Ramisco

Fotografia: Arquivo
Marc Barros

Marc Barros

Poucas castas estão tão intrinsecamente associadas a um território como a variedade Ramisco o está a Colares. Os vinhos desta casta tinta gozam de enorme fama, verdadeira sobrevivente da praga da filoxera do século XIX. Como se explica que, de uma área que rondava os 2000 hectares à data da demarcação de Colares, em 1908, tenha passado para as cerca de duas dezenas nos nossos tempos?


Vários fatores contribuíram para a desventura da casta. Desde logo, o facto de estar implantada junto à costa, bem próximo da capital, numa zona que viria a despertar enormes apetites imobiliários. Bem como a apropriação indevida da marca - já Eça se referia ao “Colares peçonhento!” - que, ao longo de décadas, desprestigiou e desvalorizou estes vinhos.

Instalada em solos arenosos em pé franco, a técnica de implantação é difícil, assim como duras são as condições de granjeio da vinha. É necessário escavar o solo de areia, a vários metros de profundidade – manobra perigosíssima dado do risco de soterramento -, até atingir a camada argilosa, onde as varas são “unhadas”, ou seja, entaladas no solo. 

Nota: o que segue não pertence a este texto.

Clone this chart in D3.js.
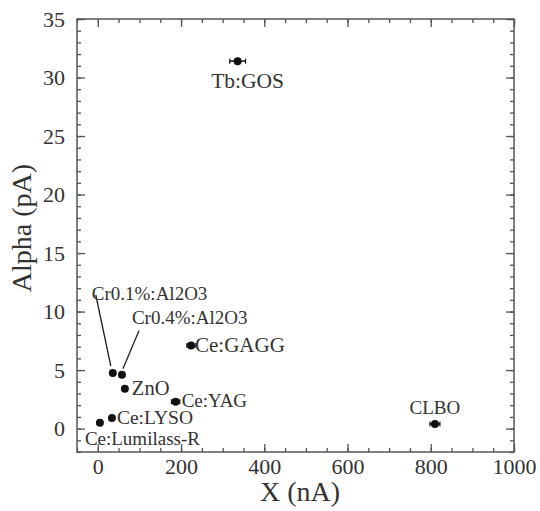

Parte considerável da originalidade destes vinhos prende-se com o sistema de condução das vinhas e a paisagem das paliçadas, feitas com canas secas, que lhes servem de proteção dos ventos atlânticos. As videiras, que prolongam as suas raízes até à camada argilosa do solo, crescem estendendo-se pelo chão de areia. Na fase de maturação, as vinhas são elevadas utilizando os “pontões” e os cachos são cobertos com ervas secas resultantes da operação cultural anterior, a “arrenda”, a fim de se evitar o escaldão. Os vinhos DOC Colares são provenientes das vinhas instaladas em chão de areia. No entanto, podem incorporar até um máximo de 10% de produtos (uvas ou mostos), provenientes de vinhas instaladas em chão rijo. 

Dicas:

1 – Trata-se de uma casta de enorme interesse enológico devido à sua elevada acidez natural, superior a 6 gr./lt, volume alcoólico reduzido, cerca de 11 - 12% vol., e assinalável carga tânica. Por outro lado, o ciclo vegetativo é tardio, com maturações lentas. De bago médio e película espessa, é extremamente resistente a pragas e doenças, fator essencial quando a casta vive tão em cima do Atlântico.

2 – Os vinhos da casta Ramisco podem ser duros e adstringentes quando jovens, quase imbebíveis. Porém, beneficiam com o envelhecimento, aptos para evoluir em madeira ou na garrafa. Transformam-se, assim, em vinhos de enorme elegância e finura, visível quando a sua cor ganha rebordo acastanhado. Nessa fase, salientam-se os aromas terciários de trufas, resina, madeiras nobres que, em alguns casos, fazem-se ainda acompanhar de bagas silvestres e cereja, ou até o toque floral que os caracterizam enquanto jovens.  Preservam, no entanto, toda a frescura e grau alcoólico reduzido.

3 – Estas características são também induzidas pelo terroir: solos de areia secos, vastas manchas de pinhal, o ambiente húmido e salgado do Atlântico, manhãs e tardes nubladas, com escassas horas de sol, conferindo aos vinhos níveis elevados de acidez e salinidade. Sendo uma casta usualmente vinificada em estreme, pode beneficiar se loteada com outras variedades, como a Aragonez.

4 – Apesar do risco de extinção dos vinhos da casta Ramisco de Colares, ou seja, plantada em chão de areia, alguns novos operadores vêm entrando na região, juntando-se a históricos como a Adega Regional de Colares ou a Adega Viúva Gomes, que colocam no mercado exemplares que honram a herança da variedade: aos vinhos da Fundação Oriente, desenhados pela mão do enólogo Jaime Quendera, somam-se outros como os vinhos do Casal Sta. Maria, de Hélder Cunha, da Casca Wines, ou da Ramilo Wines, com enologia de Jorge Mata. Boas notícias para a região. Fica o desafio para todos os que pretendem (re)descobrir estes vinhos.